→ What you have to do
Reproduce from the records below, with no pictures, exactly the lines between the one containing "Convert this chart to matplotlib code." and the one containing "from matplotlib.lines import Line2D", inclusive.

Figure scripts
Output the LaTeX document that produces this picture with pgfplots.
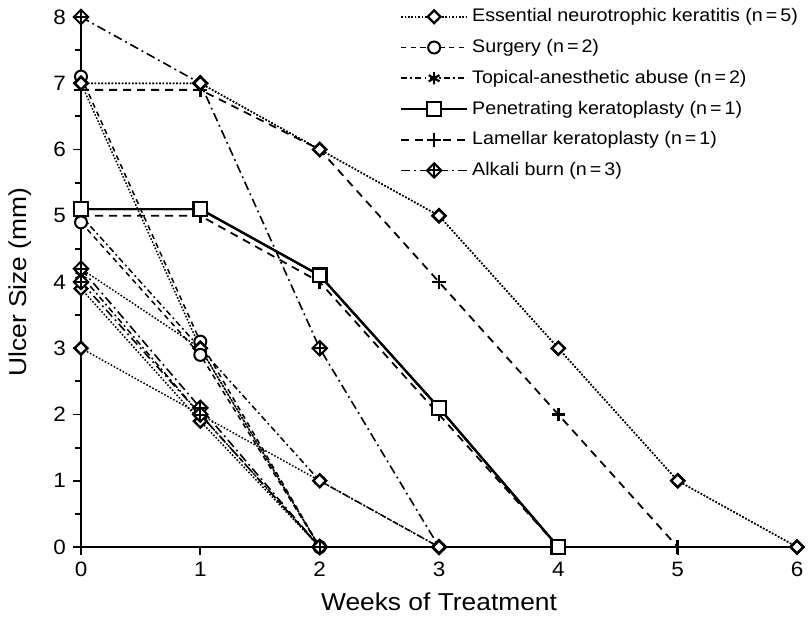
\documentclass[border=0pt]{standalone}
\usepackage{fontspec}
\setmainfont{Liberation Sans}[FakeStretch=1.08]
\usepackage{pgfplots}
\pgfplotsset{compat=1.18}
\pgfdeclareplotmark{rdiamond}{%
  \pgfpathmoveto{\pgfqpoint{\pgfplotmarksize}{0pt}}%
  \pgfpathlineto{\pgfqpoint{0pt}{\pgfplotmarksize}}%
  \pgfpathlineto{\pgfqpoint{-\pgfplotmarksize}{0pt}}%
  \pgfpathlineto{\pgfqpoint{0pt}{-\pgfplotmarksize}}%
  \pgfpathclose
  \pgfusepathqfillstroke}
\pgfdeclareplotmark{diamondplus}{%
  \pgfpathmoveto{\pgfqpoint{\pgfplotmarksize}{0pt}}%
  \pgfpathlineto{\pgfqpoint{0pt}{\pgfplotmarksize}}%
  \pgfpathlineto{\pgfqpoint{-\pgfplotmarksize}{0pt}}%
  \pgfpathlineto{\pgfqpoint{0pt}{-\pgfplotmarksize}}%
  \pgfpathclose
  \pgfusepathqfillstroke
  \pgfpathmoveto{\pgfqpoint{\pgfplotmarksize}{0pt}}%
  \pgfpathlineto{\pgfqpoint{-\pgfplotmarksize}{0pt}}%
  \pgfpathmoveto{\pgfqpoint{0pt}{\pgfplotmarksize}}%
  \pgfpathlineto{\pgfqpoint{0pt}{-\pgfplotmarksize}}%
  \pgfusepathqstroke}
\tikzset{
  enk/.style={black, line width=0.75bp, dash pattern=on 0.8bp off 0.9bp, mark=rdiamond, mark size=3.2bp, mark options={solid, fill=white, line width=1.2bp}},
  surg/.style={black, line width=0.75bp, dash pattern=on 2.6bp off 2.2bp, mark=*, mark size=3bp, mark options={solid, fill=white, line width=1bp}},
  topi/.style={black, line width=0.75bp, dash pattern=on 3bp off 1.6bp on 0.9bp off 1.6bp, mark=asterisk, mark size=3.1bp, mark options={solid, line width=1.1bp}},
  pene/.style={black, line width=1.1bp, solid, mark=square*, mark size=3.4bp, mark options={solid, fill=white, line width=1.1bp}},
  lame/.style={black, line width=0.9bp, dash pattern=on 4bp off 3bp, mark=+, mark size=3.4bp, mark options={solid, line width=1.2bp}},
  alka/.style={black, line width=0.8bp, dash pattern=on 4.5bp off 2bp on 0.9bp off 2bp, mark=diamondplus, mark size=3.6bp, mark options={solid, fill=white, line width=1bp}},
}
\begin{document}
\begin{tikzpicture}
\begin{axis}[
  name=ax,
  scale only axis,
  width=358bp, height=265bp,
  xmin=0, xmax=6, ymin=0, ymax=8,
  axis x line=bottom, axis y line=left,
  axis line style={-, line width=1bp},
  xtick={0,1,2,3,4,5,6},
  ytick={0,1,2,3,4,5,6,7,8},
  minor y tick num=1,
  tick align=outside,
  major tick length=4bp, minor tick length=3bp,
  tick style={line width=0.9bp, black},
  ticklabel style={font=\fontsize{10.4bp}{12bp}\selectfont},
  /pgf/number format/assume math mode=true,
  xlabel={Weeks of Treatment},
  ylabel={Ulcer Size (mm)},
  label style={font=\fontsize{12.2bp}{14bp}\selectfont},
  xlabel style={at={(axis description cs:0.5,-0.104)}, anchor=center},
  ylabel style={at={(axis description cs:-0.0852,0.5)}, anchor=center},
  clip=false,
  legend cell align=left,
  legend style={draw=none, fill=none, at={(0.445,1.024)}, anchor=north west,
    font=\fontsize{9.1bp}{11bp}\selectfont, row sep=3.3bp, inner sep=0pt},
  legend image code/.code={\draw[mark repeat=2, mark phase=2, #1] plot coordinates {(0bp,0bp) (16.5bp,0bp) (33bp,0bp)};},
]
% legend series
\addplot[enk] coordinates {(0,7) (1,7) (2,6) (3,5) (4,3) (5,1) (6,0)};
\addlegendentry{Essential neurotrophic keratitis (n\,=\,5)}
\addplot[surg] coordinates {(0,7.1) (1,3.1) (2,0)};
\addlegendentry{Surgery (n\,=\,2)}
\addplot[topi] coordinates {(0,5) (1,3) (2,1) (3,0)};
\addlegendentry{Topical-anesthetic abuse (n\,=\,2)}
\addplot[pene] coordinates {(0,5.1) (1,5.1) (2,4.1) (3,2.1) (4,0)};
\addlegendentry{Penetrating keratoplasty (n\,=\,1)}
\addplot[lame] coordinates {(0,6.9) (1,6.9) (2,6) (3,4) (4,2) (5,0)};
\addlegendentry{Lamellar keratoplasty (n\,=\,1)}
\addplot[alka] coordinates {(0,8) (1,7) (2,3) (3,0)};
\addlegendentry{Alkali burn (n\,=\,3)}
% other cases
\addplot[lame, forget plot] coordinates {(0,5) (1,5) (2,4) (3,2) (4,0)};
\addplot[pene, forget plot] coordinates {(0,5.1) (1,5.1) (2,4.1) (3,2.1) (4,0)};
\addplot[enk, forget plot] coordinates {(0,7) (1,3) (2,0)};
\addplot[enk, forget plot] coordinates {(0,4.2) (1,3) (2,0)};
\addplot[enk, forget plot] coordinates {(0,3.9) (1,1.9) (2,0)};
\addplot[enk, forget plot] coordinates {(0,3) (1,2) (2,1) (3,0)};
\addplot[surg, forget plot] coordinates {(0,4.9) (1,2.9) (2,0)};
\addplot[topi, forget plot] coordinates {(0,4.1) (1,2) (2,0)};
\addplot[alka, forget plot] coordinates {(0,4.2) (1,2.1) (2,0)};
\addplot[alka, forget plot] coordinates {(0,4.0) (1,2.0) (2,0)};
\addplot[enk, forget plot] coordinates {(0,7) (1,7) (2,6) (3,5) (4,3) (5,1) (6,0)};
\end{axis}
\pgfresetboundingbox
\path[use as bounding box] ([shift={(-40.5bp,-37bp)}]ax.south west) rectangle ([shift={(6.5bp,8.5bp)}]ax.north east);
\end{tikzpicture}
\end{document}
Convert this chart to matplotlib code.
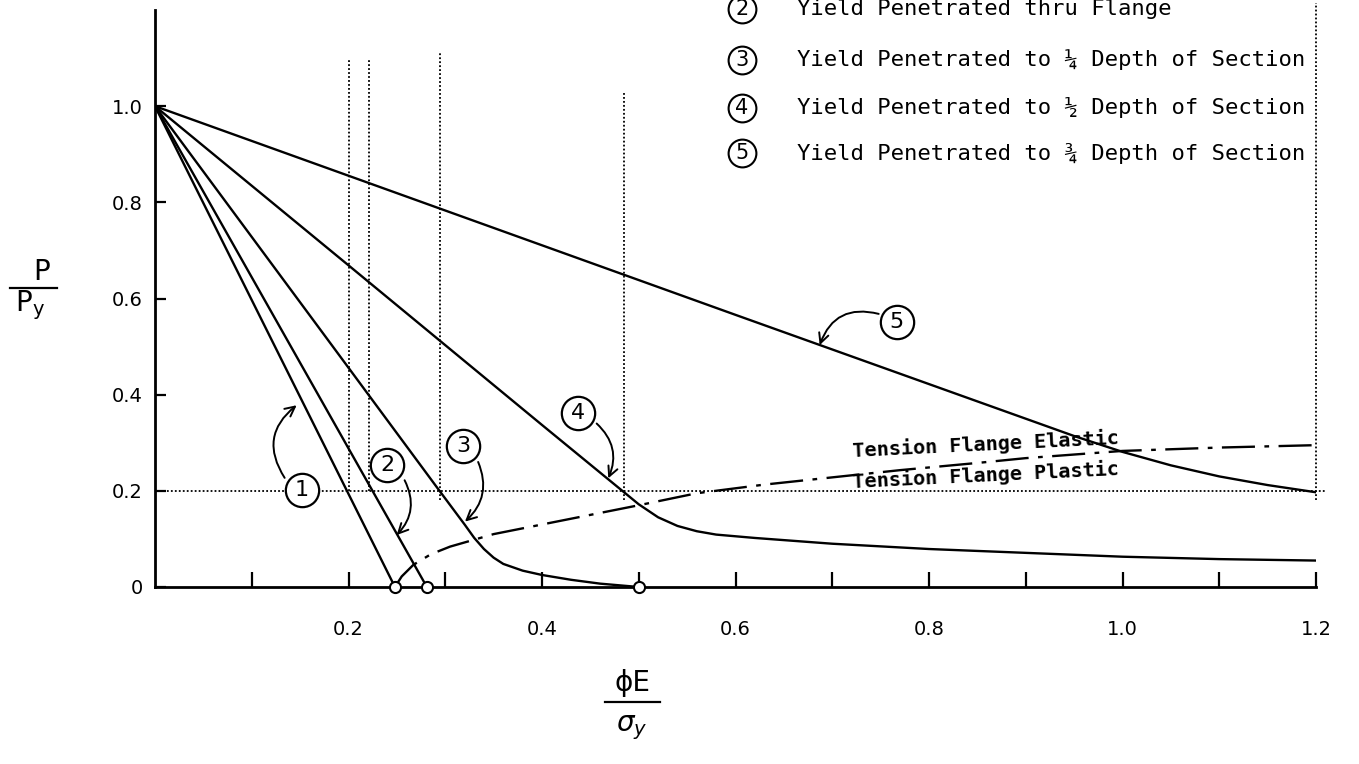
import matplotlib
matplotlib.use("Agg")
import matplotlib.pyplot as plt
from matplotlib.patches import FancyArrowPatch
from matplotlib.lines import Line2D

# ---------------- data ----------------
c1_x = [0.0, 0.248]
c1_y = [1.0, 0.0]
c2_x = [0.0, 0.281]
c2_y = [1.0, 0.0]
c3_x = [0.0, 0.10, 0.20, 0.29, 0.31, 0.32, 0.33, 0.34, 0.35, 0.36, 0.38, 0.40, 0.43, 0.46, 0.50]
c3_y = [1.0, 0.728, 0.456, 0.211, 0.157, 0.130, 0.102, 0.079, 0.061, 0.048, 0.034, 0.025, 0.015, 0.007, 0.0]
c4_x = [0.0, 0.20, 0.40, 0.48, 0.50, 0.52, 0.54, 0.56, 0.58, 0.62, 0.70, 0.80, 0.90, 1.00, 1.10, 1.20]
c4_y = [1.0, 0.669, 0.337, 0.205, 0.172, 0.145, 0.127, 0.116, 0.109, 0.102, 0.090, 0.079, 0.071, 0.063, 0.058, 0.055]
c5_x = [0.0, 0.30, 0.60, 0.75, 0.85, 0.90, 0.95, 1.00, 1.05, 1.10, 1.15, 1.20]
c5_y = [1.0, 0.783, 0.566, 0.458, 0.386, 0.350, 0.314, 0.281, 0.253, 0.230, 0.212, 0.197]
bd_x = [0.248, 0.255, 0.267, 0.285, 0.305, 0.35, 0.40, 0.45, 0.50, 0.56, 0.63, 0.70, 0.77, 0.85, 0.90, 1.00, 1.10, 1.20]
bd_y = [0.0, 0.022, 0.046, 0.068, 0.084, 0.110, 0.130, 0.150, 0.170, 0.195, 0.213, 0.228, 0.243, 0.258, 0.268, 0.283, 0.290, 0.295]
end_x = [0.248, 0.281, 0.50]
end_y = [0.0, 0.0, 0.0]

vline_x = [0.2005, 0.221, 0.2946, 0.4848, 1.2]
vline_lo = [0.20, 0.20, 0.18, 0.18, 0.18]
vline_hi = [1.098, 1.098, 1.11, 1.03, 1.215]
hline_y = 0.2

x_ticks = [0.1, 0.2, 0.3, 0.4, 0.5, 0.6, 0.7, 0.8, 0.9, 1.0, 1.1, 1.2]
x_labels = ["", "0.2", "", "0.4", "", "0.6", "", "0.8", "", "1.0", "", "1.2"]
y_ticks = [0.0, 0.2, 0.4, 0.6, 0.8, 1.0]
y_labels = ["0", "0.2", "0.4", "0.6", "0.8", "1.0"]

# circled curve labels: (label, circle x, circle y, arrow start, arrow tip, rad)
tag_names = ["1", "2", "3", "4", "5"]
tag_x = [0.1516, 0.240, 0.3187, 0.4367, 0.7666]
tag_y = [0.2017, 0.2536, 0.293, 0.361, 0.5516]
arrow_from = [(0.134, 0.227), (0.258, 0.222), (0.334, 0.260), (0.4565, 0.340), (0.748, 0.568)]
arrow_to = [(0.1464, 0.378), (0.2498, 0.108), (0.3204, 0.136), (0.4685, 0.226), (0.687, 0.503)]
arrow_rad = [-0.45, -0.35, -0.35, -0.35, 0.45]

legend_nums = ["2", "3", "4", "5"]
legend_texts = ["Yield Penetrated thru Flange",
                "Yield Penetrated to \u00bc Depth of Section",
                "Yield Penetrated to \u00bd Depth of Section",
                "Yield Penetrated to \u00be Depth of Section"]

# ---------------- figure ----------------
W, H = 1359, 764
fig = plt.figure(figsize=(W / 100, H / 100), dpi=100)
fig.patch.set_facecolor("white")
ax = fig.add_axes([155 / W, 177 / H, 1161 / W, 577 / H])
ax.set_xlim(0, 1.2)
ax.set_ylim(0, 1.2)
for s in ["top", "right"]:
    ax.spines[s].set_visible(False)
for s in ["left", "bottom"]:
    ax.spines[s].set_linewidth(2.0)
    ax.spines[s].set_color("black")

ax.set_xticks(x_ticks)
ax.set_xticklabels(x_labels, fontsize=14, family="DejaVu Sans")
ax.set_yticks(y_ticks)
ax.set_yticklabels(y_labels, fontsize=14, family="DejaVu Sans")
ax.tick_params(axis="x", direction="in", length=11, width=1.6, pad=24)
ax.tick_params(axis="y", direction="in", length=8, width=1.6, pad=9)

line_kw = dict(color="black", lw=1.7, solid_capstyle="round")
ax.plot(c1_x, c1_y, **line_kw)
ax.plot(c2_x, c2_y, **line_kw)
ax.plot(c3_x, c3_y, **line_kw)
ax.plot(c4_x, c4_y, **line_kw)
ax.plot(c5_x, c5_y, **line_kw)
ax.plot(bd_x, bd_y, color="black", lw=1.7, linestyle=(0, (14, 4, 2, 4)))
ax.plot(end_x, end_y, linestyle="none", marker="o", ms=8, mfc="white",
        mec="black", mew=1.5, zorder=5, clip_on=False)

dot = (0, (1, 1.2))
for vx, lo, hi in zip(vline_x, vline_lo, vline_hi):
    ax.plot([vx, vx], [lo, hi], color="black", lw=1.3, linestyle=dot, clip_on=False)
ax.plot([0, 1.21], [hline_y, hline_y], color="black", lw=1.3, linestyle=dot, clip_on=False)

# circled labels with curved arrows
for name, tx, ty, a0, a1, rad in zip(tag_names, tag_x, tag_y, arrow_from, arrow_to, arrow_rad):
    ax.plot([tx], [ty], marker="o", ms=24, mfc="white", mec="black", mew=1.6, zorder=6)
    ax.text(tx, ty, name, ha="center", va="center", fontsize=16, zorder=7,
            family="DejaVu Sans")
    arr = FancyArrowPatch(a0, a1, connectionstyle=f"arc3,rad={rad}",
                          arrowstyle="->,head_length=7,head_width=3.5",
                          lw=1.4, color="black", shrinkA=0, shrinkB=0)
    ax.add_patch(arr)

# boundary texts
ax.text(0.859, 0.297, "Tension Flange Elastic", ha="center", va="center",
        fontsize=14.5, family="DejaVu Sans Mono", rotation=2.8, fontweight="bold")
ax.text(0.859, 0.231, "Tension Flange Plastic", ha="center", va="center",
        fontsize=14.5, family="DejaVu Sans Mono", rotation=2.8, fontweight="bold")

# key at top
def fx(px):
    return px / W

def fy(py):
    return 1 - py / H

row_y = [9, 60, 108, 153]
for num, txt, py in zip(legend_nums, legend_texts, row_y):
    fig.add_artist(Line2D([fx(742)], [fy(py)], marker="o", ms=20, mfc="white",
                          mec="black", mew=1.5))
    fig.text(fx(742), fy(py), num, ha="center", va="center", fontsize=15,
             family="DejaVu Sans")
    fig.text(fx(797), fy(py), txt, ha="left", va="center", fontsize=16,
             family="DejaVu Sans Mono")

# axis labels as stacked fractions
fig.text(fx(633), fy(683), "\u03d5E", ha="center", va="center", fontsize=20,
         family="DejaVu Sans")
fig.add_artist(Line2D([fx(605), fx(660)], [fy(702), fy(702)], color="black", lw=1.6))
fig.text(fx(632), fy(728), "$\\sigma_y$", ha="center", va="center", fontsize=20)

fig.text(fx(42), fy(272), "P", ha="center", va="center", fontsize=20,
         family="DejaVu Sans")
fig.add_artist(Line2D([fx(10), fx(57)], [fy(288), fy(288)], color="black", lw=1.6))
fig.text(fx(30), fy(305), "P$_\\mathsf{y}$", ha="center", va="center", fontsize=20,
         family="DejaVu Sans")

fig.savefig("out.png", dpi=100, facecolor="white")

→ Complete output
Convert this chart to matplotlib code.
import matplotlib
matplotlib.use("Agg")
import matplotlib.pyplot as plt
from matplotlib.patches import FancyArrowPatch
from matplotlib.lines import Line2D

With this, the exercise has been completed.